Third, we have started to play a more active role in security and defence issues. The EU has currently military and civilian missions in Afghanistan, Bosnia & Herzegovina, Congo, Georgia, Iraq, Kosovo, Libya. And even off the coast of Somalia fighting pirates. Our role is not to make peace but rather to keep it.

But above all, the EU has a responsibility to protect democracy. This year the tides of history moved. The events of the Arab Spring were a wake-up call. The turmoil in our neighbourhood has moved the EU into becoming more active, more ambitious and more cohesive in upholding the values on which it was built.

The protestors on the streets of Cairo, Tunis and Tripoli showed us how important it is for the EU to maintain what your Minister Stubb calls a “dignified foreign policy.” The voice of the people demanding democratic change is loud and clear. We cannot – and must not – remain indifferent to these calls.

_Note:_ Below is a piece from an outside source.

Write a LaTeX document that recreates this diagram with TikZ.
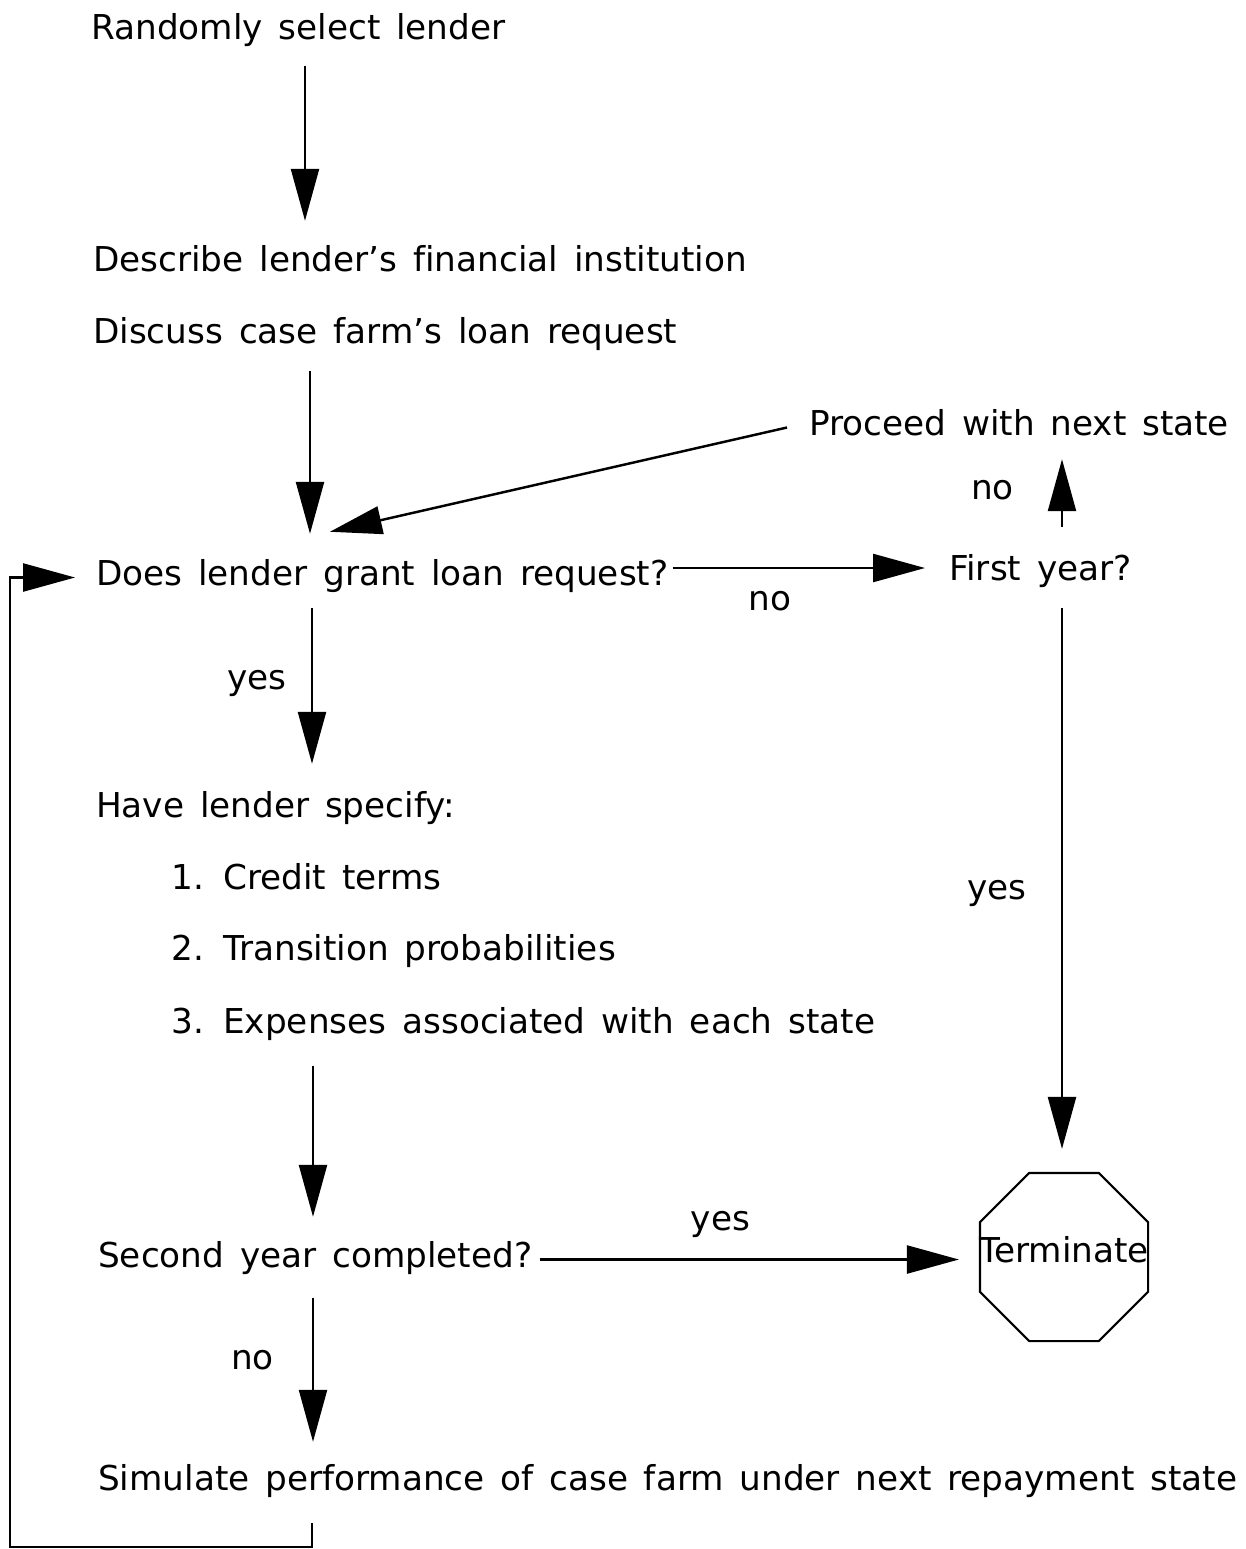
\documentclass[tikz,border=0pt]{standalone}
\usepackage{fontspec}
\setmainfont{DejaVu Sans}[WordSpace=1.45, Ligatures=NoCommon]
\usetikzlibrary{arrows.meta,shapes.geometric}

\begin{document}
\begin{tikzpicture}[->, >={Triangle[length=1.04cm,width=0.56cm]}, x=0.02cm, y=-0.02cm, line width=1.4pt,
  stage node/.style={anchor=base west, inner sep=0pt, text height=0.5cm, text depth=0.2cm},
  stop node/.style={draw, line width=1.2pt, regular polygon, regular polygon sides=8, minimum size=3.64cm, inner sep=0pt}]
  \tikzstyle{every node}=[font=\fontsize{19.5}{23}\selectfont]
  \useasboundingbox (0,0) rectangle (1245,1549);

  \node[stage node] (1) at (90,39) {Randomly select lender};
  \node[stage node] (2) at (92,271) {Describe lender’s financial institution};
  \node[stage node] (3) at (92,343) {Discuss case farm’s loan request};
  \node[stage node] (4) at (808,435) {Proceed with next state};
  \node[stage node] (5) at (95,585) {Does lender grant loan request?};
  \node[stage node] (6) at (948,580) {First year?};
  \node[stage node] (7) at (95,817) {Have lender specify:};
  \node[stage node] (8) at (170,889) {1. Credit terms};
  \node[stage node] (9) at (170,960) {2. Transition probabilities};
  \node[stage node] (10) at (170,1033) {3. Expenses associated with each state};
  \node[stage node] (11) at (97,1267) {Second year completed?};
  \node[stop node, label={[yshift=0.14cm]center:Terminate}] (12) at (1064,1257) {};
  \node[stage node] (13) at (97,1490) {Simulate performance of case farm under next repayment state};

  \path[every node/.style={font=\fontsize{19.5}{23}\selectfont, inner sep=0pt}]
    (1.south -| 305,0) edge[shorten <=0.32cm, shorten >=0.48cm] (2.north -| 305,0)
    (3.south -| 310,0) edge[shorten <=0.34cm, shorten >=0.5cm] (5.north -| 310,0)
    ([xshift=-0.42cm]4.west) edge ([xshift=4.7cm,yshift=0.54cm]5.north west)
    (5.east |- 0,568) edge[shorten <=0.06cm, shorten >=0.46cm] node[below=0.44cm, pos=0.36] {no} (6.west |- 0,568)
    (5.south -| 312,0) edge[shorten <=0.24cm, shorten >=0.54cm] node[left=0.48cm, pos=0.45] {yes} (7.north -| 312,0)
    (6.north -| 1062,0) edge[shorten <=0.54cm, shorten >=0.26cm] node[left=0.94cm, pos=0.59] {no} (4.south -| 1062,0)
    (6.south -| 1062,0) edge[shorten <=0.34cm, shorten >=0.46cm] node[left=0.68cm, pos=0.52] {yes} (12.north -| 1062,0)
    (10.south -| 313,0) edge[shorten <=0.44cm, shorten >=0.48cm] (11.north -| 313,0)
    (11.east) edge[shorten <=0.12cm, shorten >=0.4cm] node[above=0.42cm, pos=0.42] {yes} (11.east -| 12.west)
    (11.south -| 313,0) edge[shorten <=0.4cm, shorten >=0.44cm] node[left=0.76cm, pos=0.44] {no} (13.north -| 313,0);

  % back to the loan decision
  \draw[shorten >=0.4cm] ([yshift=-0.44cm]13.south -| 312,0) |- (10,1547) |- (5.west);

\end{tikzpicture}
\end{document}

Together, we need to help our Southern and Eastern neighbours in their fight for human dignity, freedom and democracy. For the EU, stability is essential. But a democratic neighbourhood is as important as a stable neighbourhood.

Autocrats fell in North Africa, as in Eastern Europe, because people lost their fear. But lasting justice is only possible if democratic structures and values are able to take root. It is the EU’s responsibility, our duty, to stand firmly on the side of people who seek to establish these structures. Otherwise these countries risk going down the road of Iraq or Somalia.

The European Parliament uses its legislative and budgetary powers to set the guidelines on how EU money, especially in development and aid, is used. We will insist that money goes towards helping civil society and democratic forces. The EU is also considering establishing a "European Endowment for Democracy" to spend money in a more flexible and efficient way in countries in transition. 

After the revolutions in North Africa, but also in the East, it is clear that our new neighbourhood policy has to be more dynamic and more flexible. At the same time it has to be more open. Not only to trade, but also to people.

We have to help with visa facilitation. We should invest in more scholarships for students. We should support NGOs, civil society organisations and the independent media. This will not happen overnight. It is a project we have started and, I hope, your generation will finish.

So what is the EU’s responsibility to the world? I would say this - we have to work at creating ever increasing circles of peace, prosperity and partnership. First in our neighbourhood and gradually extending them outwards to reach other regions. We do not want to impose or export democracy and our values. But we must support the legitimate aspirations of those that seek it and defend universal values and human rights. This is what we can offer, a model of how to live and work together in a multicultural world. To achieve this, we will need you, the next generation but we will also need a good dose of sisu. Thank you.